MONROVIA, Liberia, September 20, 2013/African Press Organization (APO)/ – A mission from the International Monetary Fund (IMF), led by Ms. Corinne Deléchat, visited Monrovia from September 4-14, 2013 to conduct the second review of the government’s economic program supported by the IMF under an Extended Credit Facility (ECF) arrangement. The mission met with President Ellen Johnson Sirleaf, Senate President Gbehzohngar M. Findley, Minister of Finance Amara Konneh, Central Bank Governor Joseph Mills-Jones, and other high-level government officials. In addition, the mission had constructive discussions with members of the donor community, the Legislature, and the private sector.
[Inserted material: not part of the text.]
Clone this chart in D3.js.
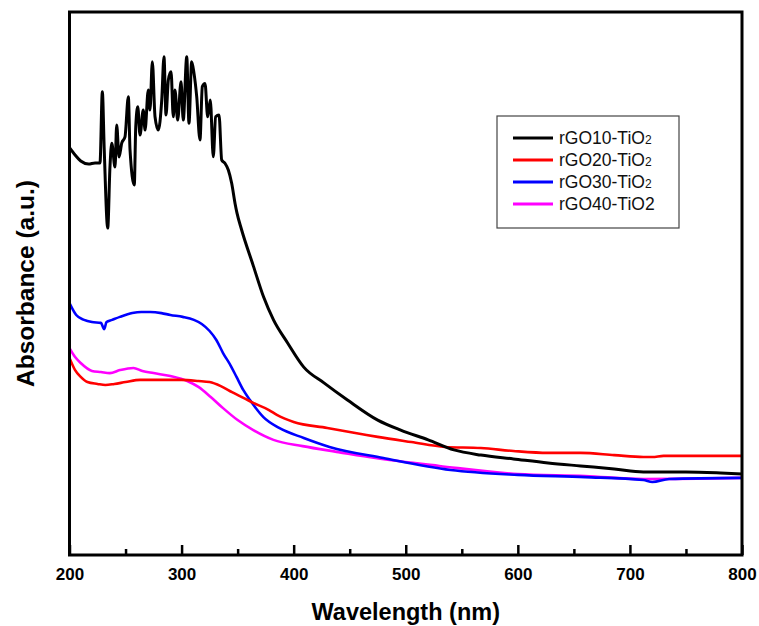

At the end of the visit, Ms. Deléchat issued the following statement:
“Liberia’s economic outlook remains favorable, with output expected to expand by 8.1 percent in 2013 and around 7 percent in 2014. This strong performance reflects higher-than-anticipated iron ore production and an acceleration in non-mining real GDP growth boosted by robust private and public investment in line with the government’s development strategy, the Agenda for Transformation. Inflation (in Liberian dollar terms) is projected to pick up to 8 percent in 2013 owing to higher domestic and international food prices and recent exchange rate depreciation pressures, and to gradually decline to 6 percent in 2014. While uncertainty in the global economic environment poses downside risks to the growth outlook, this risk is offset by the coming on stream of new mining and agricultural concessions in the next few years, which could lead to higher growth over the medium term.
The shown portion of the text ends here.